== Data block ==
━━━━━━━━━━━━━━━━

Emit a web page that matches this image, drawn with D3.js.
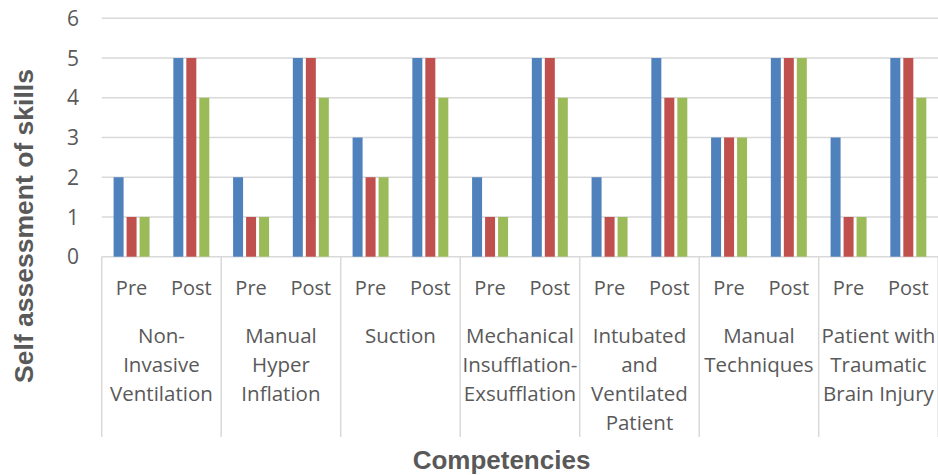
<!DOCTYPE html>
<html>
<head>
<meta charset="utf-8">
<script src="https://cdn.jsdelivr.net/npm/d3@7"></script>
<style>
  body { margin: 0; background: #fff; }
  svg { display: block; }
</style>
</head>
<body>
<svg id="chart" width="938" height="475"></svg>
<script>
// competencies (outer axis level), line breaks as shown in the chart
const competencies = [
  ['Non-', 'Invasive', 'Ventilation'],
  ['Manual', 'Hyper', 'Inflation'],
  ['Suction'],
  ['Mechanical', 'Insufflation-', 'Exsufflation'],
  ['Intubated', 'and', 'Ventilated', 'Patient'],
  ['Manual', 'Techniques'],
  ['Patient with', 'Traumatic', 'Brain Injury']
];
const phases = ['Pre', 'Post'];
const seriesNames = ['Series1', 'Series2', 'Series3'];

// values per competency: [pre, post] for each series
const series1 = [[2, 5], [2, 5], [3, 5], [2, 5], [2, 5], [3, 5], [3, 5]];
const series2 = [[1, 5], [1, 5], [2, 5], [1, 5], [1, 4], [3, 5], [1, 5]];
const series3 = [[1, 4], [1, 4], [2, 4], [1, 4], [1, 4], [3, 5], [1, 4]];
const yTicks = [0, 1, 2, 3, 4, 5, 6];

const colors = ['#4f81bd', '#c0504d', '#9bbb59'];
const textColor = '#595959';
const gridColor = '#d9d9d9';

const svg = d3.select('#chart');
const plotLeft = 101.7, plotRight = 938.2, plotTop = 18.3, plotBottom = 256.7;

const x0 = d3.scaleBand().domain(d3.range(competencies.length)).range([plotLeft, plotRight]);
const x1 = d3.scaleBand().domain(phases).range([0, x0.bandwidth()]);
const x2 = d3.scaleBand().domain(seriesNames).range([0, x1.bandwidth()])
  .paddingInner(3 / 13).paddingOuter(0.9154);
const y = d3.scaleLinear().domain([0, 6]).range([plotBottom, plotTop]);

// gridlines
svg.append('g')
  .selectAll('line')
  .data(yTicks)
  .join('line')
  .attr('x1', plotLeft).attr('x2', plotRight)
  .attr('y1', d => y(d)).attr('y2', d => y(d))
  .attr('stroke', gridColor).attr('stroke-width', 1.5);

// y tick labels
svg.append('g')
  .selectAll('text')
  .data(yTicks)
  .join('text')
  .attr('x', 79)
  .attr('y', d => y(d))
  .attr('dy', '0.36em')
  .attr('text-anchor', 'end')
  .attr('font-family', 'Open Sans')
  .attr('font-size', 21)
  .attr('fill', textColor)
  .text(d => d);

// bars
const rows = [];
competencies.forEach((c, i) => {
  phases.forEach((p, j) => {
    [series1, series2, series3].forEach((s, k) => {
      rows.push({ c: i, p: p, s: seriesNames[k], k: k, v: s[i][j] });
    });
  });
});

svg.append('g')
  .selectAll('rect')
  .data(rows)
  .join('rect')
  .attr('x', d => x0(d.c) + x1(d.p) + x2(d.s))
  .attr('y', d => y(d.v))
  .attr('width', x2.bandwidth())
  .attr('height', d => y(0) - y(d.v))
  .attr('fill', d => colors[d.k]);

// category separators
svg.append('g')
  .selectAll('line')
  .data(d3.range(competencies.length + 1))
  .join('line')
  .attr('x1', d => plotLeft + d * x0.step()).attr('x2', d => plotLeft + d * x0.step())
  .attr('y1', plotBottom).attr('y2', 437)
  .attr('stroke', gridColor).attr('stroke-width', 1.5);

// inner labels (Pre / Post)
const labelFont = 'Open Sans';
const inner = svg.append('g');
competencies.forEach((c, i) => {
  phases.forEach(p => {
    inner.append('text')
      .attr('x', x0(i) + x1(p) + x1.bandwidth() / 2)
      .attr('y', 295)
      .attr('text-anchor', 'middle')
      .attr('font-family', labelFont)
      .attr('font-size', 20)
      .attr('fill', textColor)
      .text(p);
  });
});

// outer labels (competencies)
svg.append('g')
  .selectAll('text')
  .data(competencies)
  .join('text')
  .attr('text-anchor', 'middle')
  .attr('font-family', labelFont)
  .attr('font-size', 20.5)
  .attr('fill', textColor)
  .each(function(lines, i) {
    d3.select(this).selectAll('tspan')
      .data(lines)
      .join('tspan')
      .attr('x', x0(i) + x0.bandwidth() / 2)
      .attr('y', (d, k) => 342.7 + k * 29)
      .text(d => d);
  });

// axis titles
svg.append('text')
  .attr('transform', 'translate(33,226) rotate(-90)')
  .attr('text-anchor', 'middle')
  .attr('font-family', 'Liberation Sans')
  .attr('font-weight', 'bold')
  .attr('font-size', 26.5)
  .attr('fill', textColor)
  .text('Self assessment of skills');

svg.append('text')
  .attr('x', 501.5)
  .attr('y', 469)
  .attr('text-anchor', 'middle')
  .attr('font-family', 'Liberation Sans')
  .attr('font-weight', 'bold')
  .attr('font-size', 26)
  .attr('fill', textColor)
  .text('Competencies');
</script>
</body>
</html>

━━━━━━━━━━━━━━━━

== What you should do ==
Set down again, exactly, the lines of the material above from its first line to the one with "const plotLeft = 101.7, plotRight", inclusive. Leave the pictures out.

== Exercise result ==
Emit a web page that matches this image, drawn with D3.js.
<!DOCTYPE html>
<html>
<head>
<meta charset="utf-8">
<script src="https://cdn.jsdelivr.net/npm/d3@7"></script>
<style>
  body { margin: 0; background: #fff; }
  svg { display: block; }
</style>
</head>
<body>
<svg id="chart" width="938" height="475"></svg>
<script>
// competencies (outer axis level), line breaks as shown in the chart
const competencies = [
  ['Non-', 'Invasive', 'Ventilation'],
  ['Manual', 'Hyper', 'Inflation'],
  ['Suction'],
  ['Mechanical', 'Insufflation-', 'Exsufflation'],
  ['Intubated', 'and', 'Ventilated', 'Patient'],
  ['Manual', 'Techniques'],
  ['Patient with', 'Traumatic', 'Brain Injury']
];
const phases = ['Pre', 'Post'];
const seriesNames = ['Series1', 'Series2', 'Series3'];

// values per competency: [pre, post] for each series
const series1 = [[2, 5], [2, 5], [3, 5], [2, 5], [2, 5], [3, 5], [3, 5]];
const series2 = [[1, 5], [1, 5], [2, 5], [1, 5], [1, 4], [3, 5], [1, 5]];
const series3 = [[1, 4], [1, 4], [2, 4], [1, 4], [1, 4], [3, 5], [1, 4]];
const yTicks = [0, 1, 2, 3, 4, 5, 6];

const colors = ['#4f81bd', '#c0504d', '#9bbb59'];
const textColor = '#595959';
const gridColor = '#d9d9d9';

const svg = d3.select('#chart');
const plotLeft = 101.7, plotRight = 938.2, plotTop = 18.3, plotBottom = 256.7;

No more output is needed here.